Сорелла в особенности обрадовалась нашей встрече. Она не встала — похоже, при такой толщине вставать ей было трудно, — но чувствовалось: она неподдельно счастлива, что случай свел нас в Иерусалиме. У меня же при виде этой пары промелькнула мысль: перемещенному лицу как нельзя более кстати увесистый балласт в виде жены. Более того, он, по-моему, ее любил. Моя собственная жена скорее походила на Твигги[47]. Попасть в точку, как известно, практически невозможно. Сорелла, назвав меня «cousin», сказала по-французски, что, как была, так и осталась «femme bien en chair»[48]. Я прикидывал, как Фонштейн исхитряется не заблудиться в этих складках. Впрочем, мне-то что за дело. Они, видимо, были вполне счастливы.

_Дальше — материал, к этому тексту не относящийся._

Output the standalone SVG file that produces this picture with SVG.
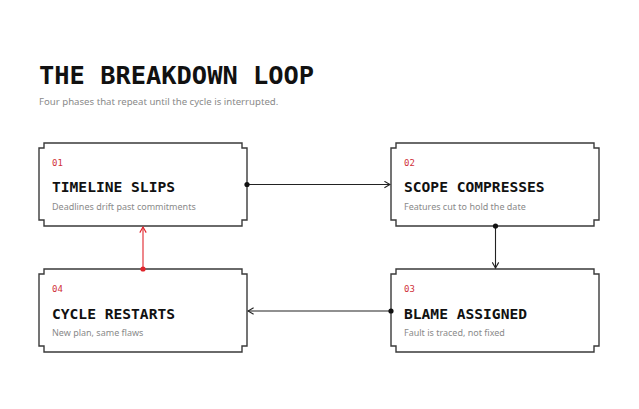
<svg xmlns="http://www.w3.org/2000/svg" width="639" height="409" viewBox="0 0 639 409">
<style>
.box{fill:#fff;stroke:#3a3a3a;stroke-width:1.4}
.num{font-family:"DejaVu Sans Mono","Liberation Mono",monospace;font-size:9px;fill:#d0313a}
.ttl{font-family:"DejaVu Sans Mono","Liberation Mono",monospace;font-weight:bold;font-size:14.6px;fill:#111}
.sub{font-family:"Noto Sans","Open Sans",sans-serif;font-size:9px;fill:#8a8a8a}
.ln{fill:none;stroke:#222;stroke-width:1.1}
.red{stroke:#e0242b}
</style>
<defs>
<marker id="ah" viewBox="0 0 10 10" refX="9" refY="5" markerWidth="8" markerHeight="8" markerUnits="userSpaceOnUse" orient="auto">
<path d="M2,1 L9,5 L2,9" fill="none" stroke="#222" stroke-width="1.4"/>
</marker>
<marker id="ahr" viewBox="0 0 10 10" refX="9" refY="5" markerWidth="8" markerHeight="8" markerUnits="userSpaceOnUse" orient="auto">
<path d="M2,1 L9,5 L2,9" fill="none" stroke="#e0242b" stroke-width="1.4"/>
</marker>
</defs>
<rect width="639" height="409" fill="#fff"/>
<text x="39" y="84" font-family="DejaVu Sans Mono,Liberation Mono,monospace" font-weight="bold" font-size="25.4" fill="#111">THE BREAKDOWN LOOP</text>
<text x="39" y="105" font-family="Noto Sans,Open Sans,sans-serif" font-size="9.65" fill="#8a8a8a">Four phases that repeat until the cycle is interrupted.</text>

<g id="n1">
<path class="box" d="M44,143 H242 V148 H247 V220 H242 V226 H44 V220 H39 V148 H44 Z"/>
<text class="num" x="52" y="166">01</text>
<text class="ttl" x="52" y="192">TIMELINE SLIPS</text>
<text class="sub" x="52" y="210">Deadlines drift past commitments</text>
</g>
<g id="n2">
<path class="box" d="M396,143 H594 V148 H599 V220 H594 V226 H396 V220 H391 V148 H396 Z"/>
<text class="num" x="404" y="166">02</text>
<text class="ttl" x="404" y="192">SCOPE COMPRESSES</text>
<text class="sub" x="404" y="210">Features cut to hold the date</text>
</g>
<g id="n3">
<path class="box" d="M396,269 H594 V274 H599 V346 H594 V352 H396 V346 H391 V274 H396 Z"/>
<text class="num" x="404" y="292">03</text>
<text class="ttl" x="404" y="319">BLAME ASSIGNED</text>
<text class="sub" x="404" y="336">Fault is traced, not fixed</text>
</g>
<g id="n4">
<path class="box" d="M44,269 H242 V274 H247 V346 H242 V352 H44 V346 H39 V274 H44 Z"/>
<text class="num" x="52" y="292">04</text>
<text class="ttl" x="52" y="319">CYCLE RESTARTS</text>
<text class="sub" x="52" y="336">New plan, same flaws</text>
</g>

<g id="connectors">
<line class="ln" x1="247" y1="184.5" x2="390" y2="184.5" marker-end="url(#ah)"/>
<circle cx="247" cy="184.5" r="2.6" fill="#111"/>
<line class="ln" x1="495.5" y1="226" x2="495.5" y2="268" marker-end="url(#ah)"/>
<circle cx="495.5" cy="226" r="2.6" fill="#111"/>
<line class="ln" x1="391" y1="311" x2="248" y2="311" marker-end="url(#ah)"/>
<circle cx="391" cy="311" r="2.6" fill="#111"/>
<line class="ln red" x1="143" y1="269" x2="143" y2="227" marker-end="url(#ahr)"/>
<circle cx="143" cy="269" r="2.6" fill="#e0242b"/>
</g>
</svg>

Фонштейны взяли напрокат машину. У Гарри были родственники в Хайфе, и они собирались поездить по северу.
— Согласитесь, страна просто невероятная! — сказала Сорелла, понижая голос до театрального шепота. (Из чего, спрашивается, тут делать тайну?) Евреи — монтеры и каменщики, евреи — полицейские, механики и капитаны. Фонштейн был вынослив в ходьбе. В Европе он прошел без малого две тысячи километров в своем ортопедическом ботинке. Сорелла же, при ее комплекции, была не создана для пеших прогулок.
— Меня бы лучше всего переносить в паланкине, — сказала она, — но израильтянам это не по плечу, где им. — Она пригласила меня выпить с ней чаю, пока Фонштейн навещал людей из своего родного города, соседей по Лембергу.
Перед чаем я поднялся к себе в номер почитать «Геральд трибюн» — в заграничной жизни есть свои радости, и эта, несомненно, одна из них, но за газету я взялся, чтобы поразмышлять о Фонштейнах (вечная моя привычка делать два дела зараз — так, например, использовать музыку как фон для раздумий). Фонштейны были не из породы тех дальних родственников, о которых все знаешь наперед и которых после встречи тут же выкидываешь из головы, потому что различаешь их лишь по одежде, акценту, маркам машин и принадлежности к той или иной синагоге или политической партии. Фонштейн, невзирая на его ботинок с Джермин-стрит и итальянский костюм, оставался человеком, который похоронил мать в Венеции и ждал в камере, когда его освободит Чиано. И хотя он не выдавал своих чувств и держался с пошибом людей более «высокого круга» — иначе обозначить этого не могу, — а вовсе не так, как принято в еврейских общинах Нью-Джерси, я думаю, он неотступно размышлял о своих европейских корнях и американском перевоплощении: части первой и части второй. От меня почти никогда не ускользают признаки, свидетельствующие о цепкой памяти моих знакомых. Но тем не менее я всегда задаюсь вопросом, на что употребляют они свои воспоминания. Зубрежка, машинальное накопление фактов, необычная способность к их запоминанию меня мало интересуют. Таким даром зачастую наделены и идиоты. Ностальгия и неотъемлемые от нее сантименты не слишком меня занимают. А в большинстве случаев вызывают у меня неприязнь. Для Фонштейна прошлое не было мертвым грузом. И это сообщало живой, энергичный вид его спокойному лицу. Но не станешь же заводить разговор на такую тему — это все равно как спросить, доволен ли он своим ладно стачанным ботинком на высоченном каблуке.